The ELMy H-mode is the most commonly-accessed high-performance regime on major tokamak experiments. The bursts of energy and particle transport driven by ELM crashes provide sufficient venting of impurities to allow stationary operation without excessive radiative losses - as such, it is considered the baseline scenario for reactor operation. However, on reactor-scale devices, ELMs drive pulsed heat loading unacceptable levels of erosion and damage to plasma-facing materials.

As a component of my doctoral research, I implemented an experimental and computational study of the pedestal in ELMy H-mode, necessary to the understanding and prediction of H-mode baseline operation on reactor-scale tokamaks (since the ELM stability limit is an important upper bound on tokamak operation). My work was featured in the 2011 DOE Joint Research Target, a nationally-coordinated research effort focusing on predictive modeling capability - the data from my analysis on MIT’s Alcator C-Mod experiment represents the world-record thermal pressure and magnetic field in a tokamak, and is unique in reaching comparable magnetic fields and thermal pressures targeted for the reactor-scale ITER device.

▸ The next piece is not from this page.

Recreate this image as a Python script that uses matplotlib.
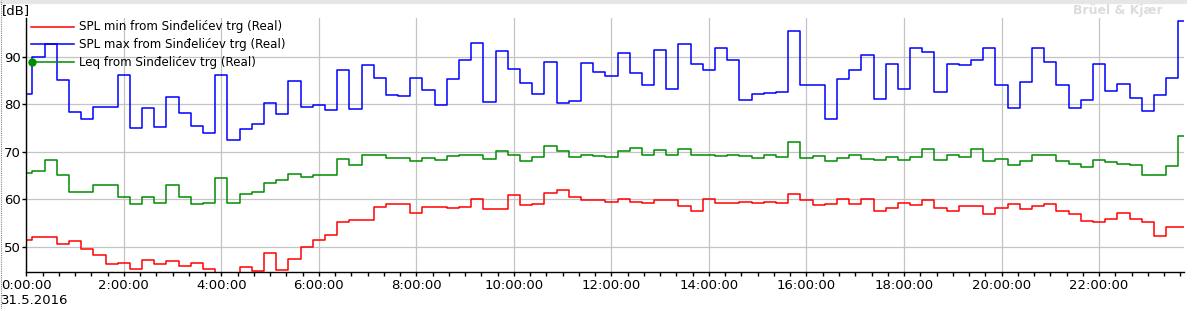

This study focused on the theory underlying the EPED model [1] developed by P.B. Snyder, which describes the ELM stability limit by the instersection of two physics constraints – that the pedestal is defined first by width-limiting turbulence (dubbed the “kinetic-ballooning mode”), subsequently growing in height until a magnetohydrodynamic stability limit (the “peeling-ballooning limit”) is reached.

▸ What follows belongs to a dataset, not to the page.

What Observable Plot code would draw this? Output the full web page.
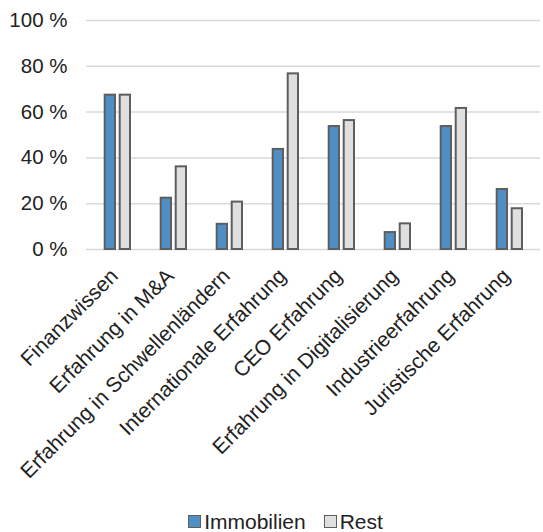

Experimentally, Pedestal parameters scale consistently with theoretical predictions - the pedestal width is consistently predicted by the KBM limit (width scaling with the square-root of normalized pressure, shown below, with a scale factor consistent with results on other standard tokamaks):

wid-betapol

Similarly, the pressure pedestal height is consistent with both KBM and peeling-ballooning limitations - that is, assuming the pressure pedestal height is approximated by the width times the pressure gradient. The width trends with the square-root of the pressure (as above, for the KBM limit) and the pressure gradient is set by the plasma current Ip (predicted by peeling-ballooning theory). As a spot check, the pedestal height is checked against an alternate theory predicting the width scaling with the square root of the temperature, rather than pressure - the trend is still somewhat present due to covariance between temperature and pressure, but the prediction is decidedly poorer.

ipte_p95 ipnete_p95

However, the dynamics of the pedestal are more complex than these trends can adequately capture, necessitating an integrated computational approach. I used the ELITE MHD stability code [2], which calculates the peeling-ballooning stability limit in terms of the drive terms (pedestal pressure gradient and electric-current density):

elite

which computed the H-mode pedestal consistently to be at or near the peeling-ballooning stability boundary. Accordingly, EPED predictions based on these stability limits are consistently accurate (within the ~20% systematic uncertainty due to model simplifications) compared to the measured pedestal height - this represents a unique achievement in developing predictive capability for tokamak physics.

eped

[1] P.B. Snyder, R.J. Groebner, A.W. Leonard, T.H. Osborne, and H.R. Wilson. Development and validation of a predictive model for the pedestal height. Physics of Plasmas, 16(5):056118, 2009.

[2] H.R. Wilson, P.B. Snyder, G.T.A. Huysmans, and R.L. Miller. Numerical studies of edge localized instabilities in tokamaks. Physics of Plasmas, 9(4):1277-1286, 2002.